Any production of Shakespeare’s A Midsummer Night’s Dream lives and dies by its rude Mechanicals and their farcical amateur production of ‘Pyramus and Thisbe’ at the end of the play. In Erica Whyman’s version, ambitiously subtitled ‘A Play for the Nation’, real, local am-dram companies have stepped up to play Bottom et al throughout the UK tour. Potentially patronising and definitely risky, the decision pays off hugely as actors from east London’s Tower Theatre Company give the RSC a run for their money. Led by John Chapman’s brilliant Bottom – weaver by day, passionate, stage-hogging diva by night – their play within the play utterly steals the show. It’s so good, in fact, that the pacing issues and occasional dull moments of the first half are totally forgotten in the uproarious laughter and well-deserved applause that greets the second.

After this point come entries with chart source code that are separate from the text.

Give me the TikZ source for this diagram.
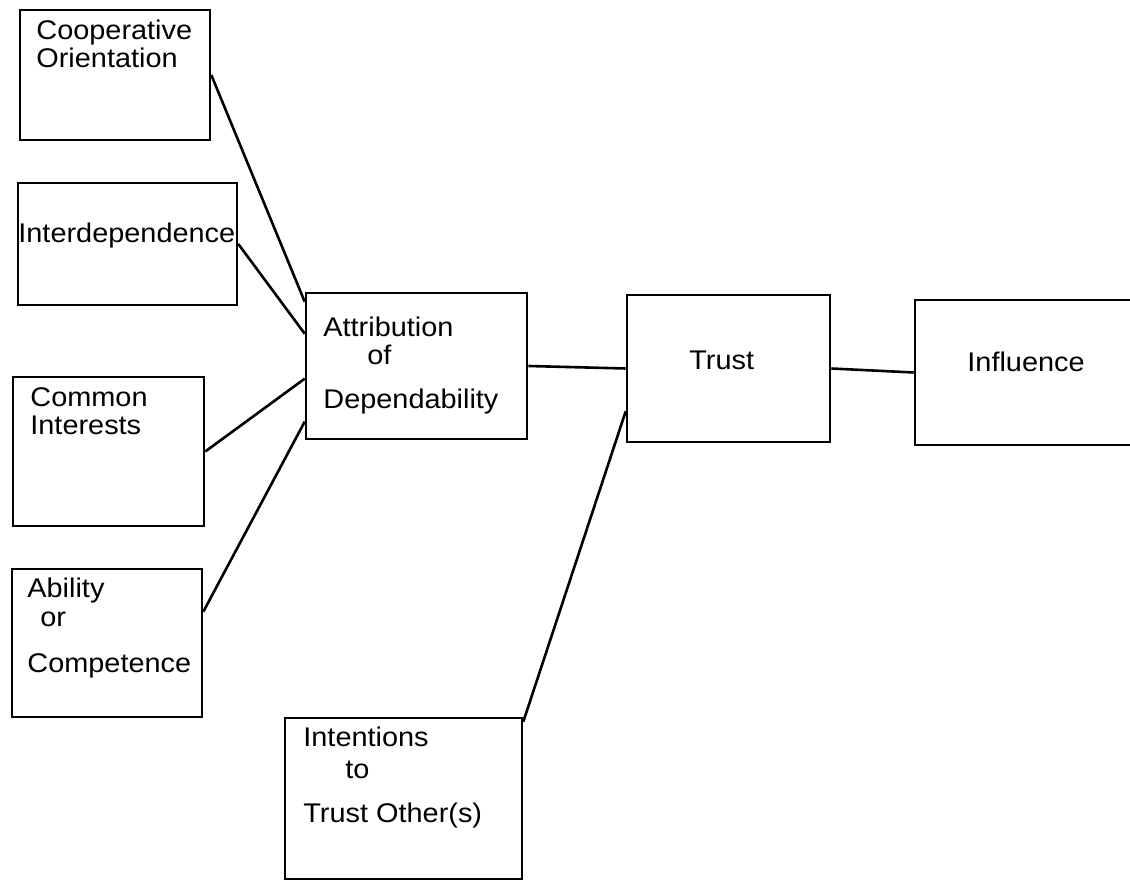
\documentclass[tikz,border=0pt]{standalone}
\usepackage{fontspec}
\setmainfont[FakeStretch=1.07]{Liberation Sans}
\usetikzlibrary{calc}
\begin{document}
\begin{tikzpicture}[x=0.5pt,y=-0.5pt]
 \tikzset{box/.style={draw, line width=1.3pt, inner sep=0pt}}
 \tikzset{txt/.style={anchor=base west, inner sep=0pt, font=\fontsize{13.5}{15}\selectfont}}
 \tikzset{link/.style={line width=1.3pt}}
  \clip (0,0) rectangle (1130,881);
  % boxes
  \node[box, minimum width=95pt, minimum height=65pt] (COOP) at (115,75) {};
  \node[box, minimum width=109.5pt, minimum height=61pt] (INTERDEP) at (127.5,244) {};
  \node[box, minimum width=95.5pt, minimum height=74.5pt] (COMMON) at (108.5,451.5) {};
  \node[box, minimum width=95pt, minimum height=74pt] (ABILITY) at (107,643) {};
  \node[box, minimum width=110.5pt, minimum height=73pt] (ATTRIB) at (416.5,366) {};
  \node[box, minimum width=101.5pt, minimum height=73.5pt] (TRUST) at (728.5,368.5) {};
  \node[box, minimum width=112.5pt, minimum height=72.5pt] (INFLU) at (1027.5,372.5) {};
  \node[box, minimum width=118.5pt, minimum height=80.5pt] (INTENT) at (403.5,798.5) {};
  % texts
  \node[txt] (COOP1) at (36,40) {Cooperative};
  \node[txt] (COOP2) at (36,68) {Orientation};
  \node[txt] (INTERDEP1) at (18,243) {Interdependence};
  \node[txt] (COMMON1) at (30,407) {Common};
  \node[txt] (COMMON2) at (30,435) {Interests};
  \node[txt] (ABILITY1) at (27,598) {Ability};
  \node[txt] (ABILITY2) at (40,627) {or};
  \node[txt] (ABILITY3) at (27,673) {Competence};
  \node[txt] (ATTRIB1) at (323,337) {Attribution};
  \node[txt] (ATTRIB2) at (367,365) {of};
  \node[txt] (ATTRIB3) at (323,409) {Dependability};
  \node[txt] (TRUST1) at (689,370) {Trust};
  \node[txt] (INFLU1) at (967,372) {Influence};
  \node[txt] (INTENT1) at (303,747) {Intentions};
  \node[txt] (INTENT2) at (345,778) {to};
  \node[txt] (INTENT3) at (303,822) {Trust Other(s)};
  % links
  \draw[link] (COOP.east) -- ($(ATTRIB.north west)+(0,10)$);
  \draw[link] (INTERDEP.east) -- ($(ATTRIB.north west)+(0,42)$);
  \draw[link] (COMMON.east) -- ($(ATTRIB.north west)+(0,87)$);
  \draw[link] ($(ABILITY.north east)+(0,44)$) -- ($(ATTRIB.north west)+(0,130)$);
  \draw[link] (ATTRIB.east) -- (TRUST.west);
  \draw[link] (TRUST.east) -- (INFLU.west);
  \draw[link] ($(INTENT.north east)+(0,5)$) -- ($(TRUST.south west)+(0,-32)$);
\end{tikzpicture}
\end{document}
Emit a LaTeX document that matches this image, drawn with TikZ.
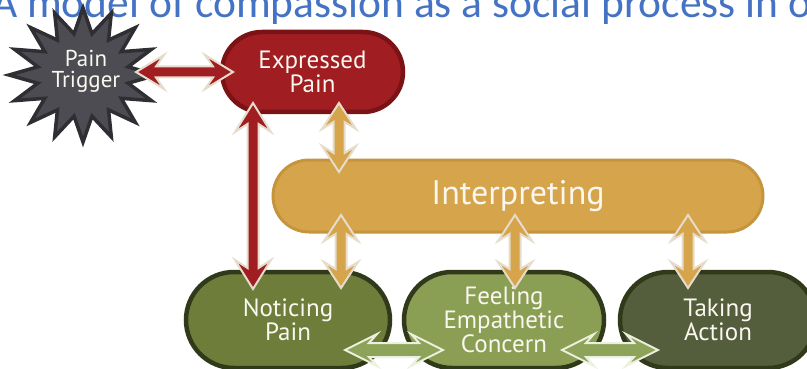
\documentclass[tikz,border=0pt]{standalone}
\usepackage{fontspec}
\setmainfont{PT Sans}
\newfontfamily\titlefont{Carlito}
\usetikzlibrary{calc,shapes.misc}
\definecolor{titleblue}{RGB}{68,114,196}
\definecolor{redfill}{RGB}{160,29,34}
\definecolor{redline}{RGB}{122,18,22}
\definecolor{goldfill}{RGB}{214,164,74}
\definecolor{goldline}{RGB}{198,148,60}
\definecolor{olivefill}{RGB}{110,125,58}
\definecolor{lightolive}{RGB}{138,158,84}
\definecolor{darkolive}{RGB}{85,94,60}
\definecolor{greenline}{RGB}{48,58,26}
\definecolor{starfill}{RGB}{76,76,82}
\definecolor{starline}{RGB}{46,46,51}
\definecolor{edgebeige}{RGB}{230,220,203}
\definecolor{edgegreen}{RGB}{236,240,222}
\definecolor{labelwhite}{RGB}{250,247,240}
\definecolor{arrowgreen}{RGB}{142,163,90}
\newcommand\dblarrow[7]{%
 \filldraw[#1] (#2) -- ($(#2)!#4!(#3)!#6!90:(#3)$) -- ($(#2)!#5!(#3)!#7!90:(#3)$)
  -- ($(#3)!#5!(#2)!#7!-90:(#2)$) -- ($(#3)!#4!(#2)!#6!-90:(#2)$) -- (#3)
  -- ($(#3)!#4!(#2)!#6!90:(#2)$) -- ($(#3)!#5!(#2)!#7!90:(#2)$)
  -- ($(#2)!#5!(#3)!#7!-90:(#3)$) -- ($(#2)!#4!(#3)!#6!-90:(#3)$) -- cycle;}
\tikzset{
 pill/.style={rounded rectangle, text=labelwhite, align=center, inner sep=0pt,
   font=\fontsize{25}{24}\selectfont},
 greenpill/.style={pill, draw=greenline, line width=4.5pt, minimum height=96},
 redarrow/.style={fill=redfill, draw=edgebeige, line width=2pt, line join=miter},
 goldarrow/.style={fill=goldfill, draw=edgebeige, line width=2pt, line join=miter},
 greenarrow/.style={fill=arrowgreen, draw=edgegreen, line width=2pt, line join=miter},
}
\begin{document}
\begin{tikzpicture}[x=1pt,y=-1pt]
\useasboundingbox (0,0) rectangle (807,369);
\clip (0,0) rectangle (807,369);
\fill[white] (0,0) rectangle (807,369);
% title
\node[anchor=base west, inner sep=0pt, text=titleblue,
  font=\titlefont\fontsize{43.5}{44}\selectfont] (title) at (-8,18)
  {A model of compassion as a social process in o};
% star
\filldraw[fill=starfill, draw=starline, line width=3.5pt, line join=miter]
  ({83+74*cos(90)},{75-67*sin(90)})
  \foreach \k in {0,...,15}{
    -- ({83+46*cos(90+\k*22.5+11.25)},{75-42*sin(90+\k*22.5+11.25)})
    -- ({83+74*cos(90+(\k+1)*22.5)},{75-67*sin(90+(\k+1)*22.5)})
  } -- cycle;
\node[align=center, inner sep=0pt, text=labelwhite, font=\fontsize{23}{21}\selectfont]
  (pt) at (86,71) {Pain\\Trigger};
% nodes
\node[pill, fill=redfill, draw=redline, line width=4.5pt, minimum width=181, minimum height=80]
  (ep) at (312.5,72) {Expressed\\Pain};
\node[pill, fill=goldfill, draw=goldline, line width=3pt, minimum width=490, minimum height=72,
  font=\fontsize{34}{34}\selectfont] (in) at (518,196) {Interpreting};
\node[greenpill, fill=olivefill, minimum width=204] (np) at (288,320) {Noticing\\Pain};
\node[greenpill, fill=lightolive, minimum width=200] (fe) at (504,320) {Feeling\\Empathetic\\Concern};
\node[greenpill, fill=darkolive, minimum width=196] (ta) at (718,320) {Taking\\Action};
% arrow ends
\coordinate (r1a) at (136,72);  \coordinate (r1b) at (233,72);
\coordinate (r2a) at (253,103); \coordinate (r2b) at (253,289);
\coordinate (g1a) at (339,103); \coordinate (g1b) at (339,172);
\coordinate (g2a) at (341,215); \coordinate (g2b) at (341,288);
\coordinate (g3a) at (515,215); \coordinate (g3b) at (515,288);
\coordinate (g4a) at (688,215); \coordinate (g4b) at (688,288);
\coordinate (e1a) at (345,350); \coordinate (e1b) at (443,350);
\coordinate (e2a) at (562,350); \coordinate (e2b) at (658,350);
\dblarrow{redarrow}{r1a}{r1b}{28pt}{20pt}{17pt}{5.5pt}
\dblarrow{redarrow}{r2a}{r2b}{29pt}{21pt}{18pt}{5.5pt}
\dblarrow{goldarrow}{g1a}{g1b}{26pt}{19pt}{17pt}{5.5pt}
\dblarrow{goldarrow}{g2a}{g2b}{26pt}{19pt}{17pt}{5.5pt}
\dblarrow{goldarrow}{g3a}{g3b}{26pt}{19pt}{17pt}{5.5pt}
\dblarrow{goldarrow}{g4a}{g4b}{26pt}{19pt}{17pt}{5.5pt}
\dblarrow{greenarrow}{e1a}{e1b}{32pt}{24pt}{16pt}{7pt}
\dblarrow{greenarrow}{e2a}{e2b}{32pt}{24pt}{16pt}{7pt}
\end{tikzpicture}
\end{document}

Tom Piper’s design sets this Dream in a bombed-out 1940s theatre with a simple make-do-and-mend aesthetic of exposed brickwork and strings of fairy lights where the lovers tiff in suits and pretty floral tea-dresses. Meanwhile, over in timeless fairyland, Ayesha Dharker’s Titania wears a sari, her Oberon (Chu Omambala) sports a white suit, and uniformed schoolchildren (also plucked from the local area) run around escorted by fairies in torn eveningwear. There’s a lot going on, but this higgledy-piggledyness is part of the production’s strange charm. Against the madness Siân William’s movement direction catches the eye, while Lucy Ellinson’s Puck, a tiny androgynous artful dodger in a ringmaster’s top hat, stage-manages the chaos with a wink.

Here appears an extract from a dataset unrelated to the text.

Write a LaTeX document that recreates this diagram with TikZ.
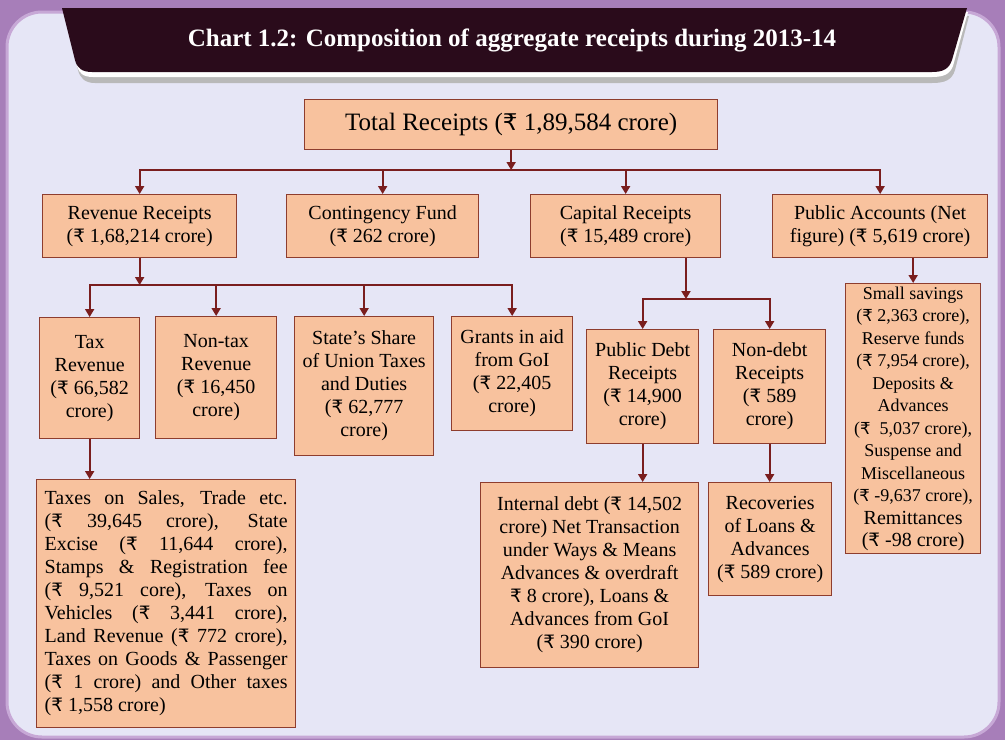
\documentclass[tikz,border=0pt]{standalone}
\usepackage{fontspec}
\setmainfont{Liberation Serif}
\newfontfamily\rupeefont[Scale=0.92]{DejaVu Sans}
\newcommand{\rupee}{{\rupeefont ₹}}
\usetikzlibrary{arrows.meta}
\definecolor{framepurple}{HTML}{A77EB9}
\definecolor{framelight}{HTML}{C7A8D6}
\definecolor{panel}{HTML}{E6E6F6}
\definecolor{banner}{HTML}{2A0B1B}
\definecolor{boxfill}{HTML}{F8C29E}
\definecolor{boxline}{HTML}{8E3D2E}
\definecolor{arrowred}{HTML}{7A1E1E}
\begin{document}
\begin{tikzpicture}[x=1pt, y=-1pt,
    box/.style={draw=boxline, fill=boxfill, line width=1.3pt, rectangle, anchor=north west,
        align=center, inner sep=0pt, font=\fontsize{20}{23}\selectfont},
    link/.style={draw=arrowred, line width=1.8pt, line cap=rect},
    arr/.style={draw=arrowred, line width=1.8pt, -{Triangle[length=8pt, width=9pt]}}]
    \useasboundingbox (0,0) rectangle (1005,740);
    \fill[framepurple] (0,0) rectangle (1005,740);
    \draw[rounded corners=35pt, fill=panel, draw=framelight, line width=3pt] (7,12) rectangle (999,737);

    \fill[gray!55] (66,16) -- (969,16) -- (955,70) .. controls (952,80) and (945,83) .. (932,83) -- (95,83) .. controls (85,83) and (80,78) .. (78,70) -- cycle;
    \fill[white] (64,12) -- (968,12) -- (953,66) .. controls (950,74) and (944,77) .. (932,77) -- (93,77) .. controls (83,77) and (79,73) .. (77,66) -- cycle;
    \fill[banner] (62,8) -- (967,8) -- (952,60) .. controls (949,69) and (943,72) .. (932,72) -- (92,72) .. controls (82,72) and (77,68) .. (75,60) -- cycle;
    \node[text=white, font=\bfseries\fontsize{25}{30}\selectfont] (title) at (512,40) {Chart 1.2: Composition of aggregate receipts during 2013-14};

    \node[box, minimum width=413pt, minimum height=50pt, font=\fontsize{25}{30}\selectfont] (total) at (304,99) {Total Receipts (\rupee{} 1,89,584 crore)};

    \node[box, minimum width=194pt, minimum height=63pt] (rev) at (42,194) {Revenue Receipts\\(\rupee{} 1,68,214 crore)};
    \node[box, minimum width=192pt, minimum height=63pt] (cont) at (286,194) {Contingency Fund\\(\rupee{} 262 crore)};
    \node[box, minimum width=190pt, minimum height=63pt] (cap) at (530,194) {Capital Receipts\\(\rupee{} 15,489 crore)};
    \node[box, minimum width=215pt, minimum height=63pt] (pub) at (772,194) {Public Accounts (Net\\figure) (\rupee{} 5,619 crore)};

    \node[box, minimum width=100pt, minimum height=121pt] (tax) at (39,317) {Tax\\Revenue\\(\rupee{} 66,582\\crore)};
    \node[box, minimum width=121pt, minimum height=122pt] (nontax) at (155,316) {Non-tax\\Revenue\\(\rupee{} 16,450\\crore)};
    \node[box, minimum width=139pt, minimum height=139pt] (share) at (294,316) {State’s Share\\of Union Taxes\\and Duties\\(\rupee{} 62,777\\crore)};
    \node[box, minimum width=121pt, minimum height=114pt] (grants) at (451,316) {Grants in aid\\from GoI\\(\rupee{} 22,405\\crore)};
    \node[box, minimum width=112pt, minimum height=114pt] (pdebt) at (586,329) {Public Debt\\Receipts\\(\rupee{} 14,900\\crore)};
    \node[box, minimum width=112pt, minimum height=114pt] (ndebt) at (713,329) {Non-debt\\Receipts\\(\rupee{} 589\\crore)};
    \node[box, minimum width=135pt, minimum height=270pt, font=\fontsize{18}{22.5}\selectfont] (pubdet) at (845,283) {Small savings\\(\rupee{} 2,363 crore),\\Reserve funds\\(\rupee{} 7,954 crore),\\Deposits \&\\Advances\\(\rupee{} ~5,037 crore),\\Suspense and\\Miscellaneous\\(\rupee{} -9,637 crore),\\{\fontsize{20}{22.5}\selectfont Remittances}\\{\fontsize{20}{22.5}\selectfont (\rupee{} -98 crore)}};

    \node[box, minimum width=259pt, minimum height=248pt, text width=243pt, align=justify] (taxdet) at (36,479) {\noindent Taxes on Sales, Trade etc.\linebreak (\rupee{} 39,645 crore), State\linebreak Excise (\rupee{} 11,644 crore),\linebreak Stamps \& Registration fee\linebreak (\rupee{} 9,521 core), Taxes on\linebreak Vehicles (\rupee{} 3,441 crore),\linebreak Land Revenue (\rupee{} 772 crore),\linebreak Taxes on Goods \& Passenger\linebreak (\rupee{} 1 crore) and Other taxes\linebreak (\rupee{} 1,558 crore)};
    \node[box, minimum width=218pt, minimum height=185pt] (intdebt) at (480,482) {Internal debt (\rupee{} 14,502\\crore) Net Transaction\\under Ways \& Means\\Advances \& overdraft\\\rupee{} 8 crore), Loans \&\\Advances from GoI\\(\rupee{} 390 crore)};
    \node[box, minimum width=123pt, minimum height=113pt] (recov) at (708,482) {Recoveries\\of Loans \&\\Advances\\(\rupee{} 589 crore)};

    \coordinate (topbus) at (0,170);
    \draw[arr] (total.south) -- (total.south |- topbus);
    \draw[link] (rev.north |- topbus) -- (pub.north |- topbus);
    \foreach \n in {rev,cont,cap,pub}
        \draw[arr] (\n.north |- topbus) -- (\n.north);

    \coordinate (revbus) at (0,285);
    \draw[arr] (rev.south) -- (rev.south |- revbus);
    \draw[link] (tax.north |- revbus) -- (grants.north |- revbus);
    \foreach \n in {tax,nontax,share,grants}
        \draw[arr] (\n.north |- revbus) -- (\n.north);

    \coordinate (capbus) at (686,299);
    \draw[arr] (cap.south -| capbus) -- (capbus);
    \draw[link] (pdebt.north |- capbus) -- (ndebt.north |- capbus);
    \foreach \n in {pdebt,ndebt}
        \draw[arr] (\n.north |- capbus) -- (\n.north);

    \draw[arr] (pub.south -| pubdet.north) -- (pubdet.north);
    \draw[arr] (tax.south) -- (tax.south |- taxdet.north);
    \draw[arr] (pdebt.south) -- (pdebt.south |- intdebt.north);
    \draw[arr] (ndebt.south) -- (ndebt.south |- recov.north);
\end{tikzpicture}
\end{document}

Though far from perfect this Dream is much more than a good ‘RSC Dream. It is truly a ‘Play for the Nation’, and not just because it shares the stage with a local company and London school kids. With strong women (including Laura Harding’s no-nonsense Hippolyta and Mercy Ojelade’s feisty Hermia) and a genuinely diverse cast, the production speaks to modern Britain in ways that the RSC rarely does. For this, Erica Whyman and all who turned this Dream into reality deserve a round of applause as big as Bottom’s.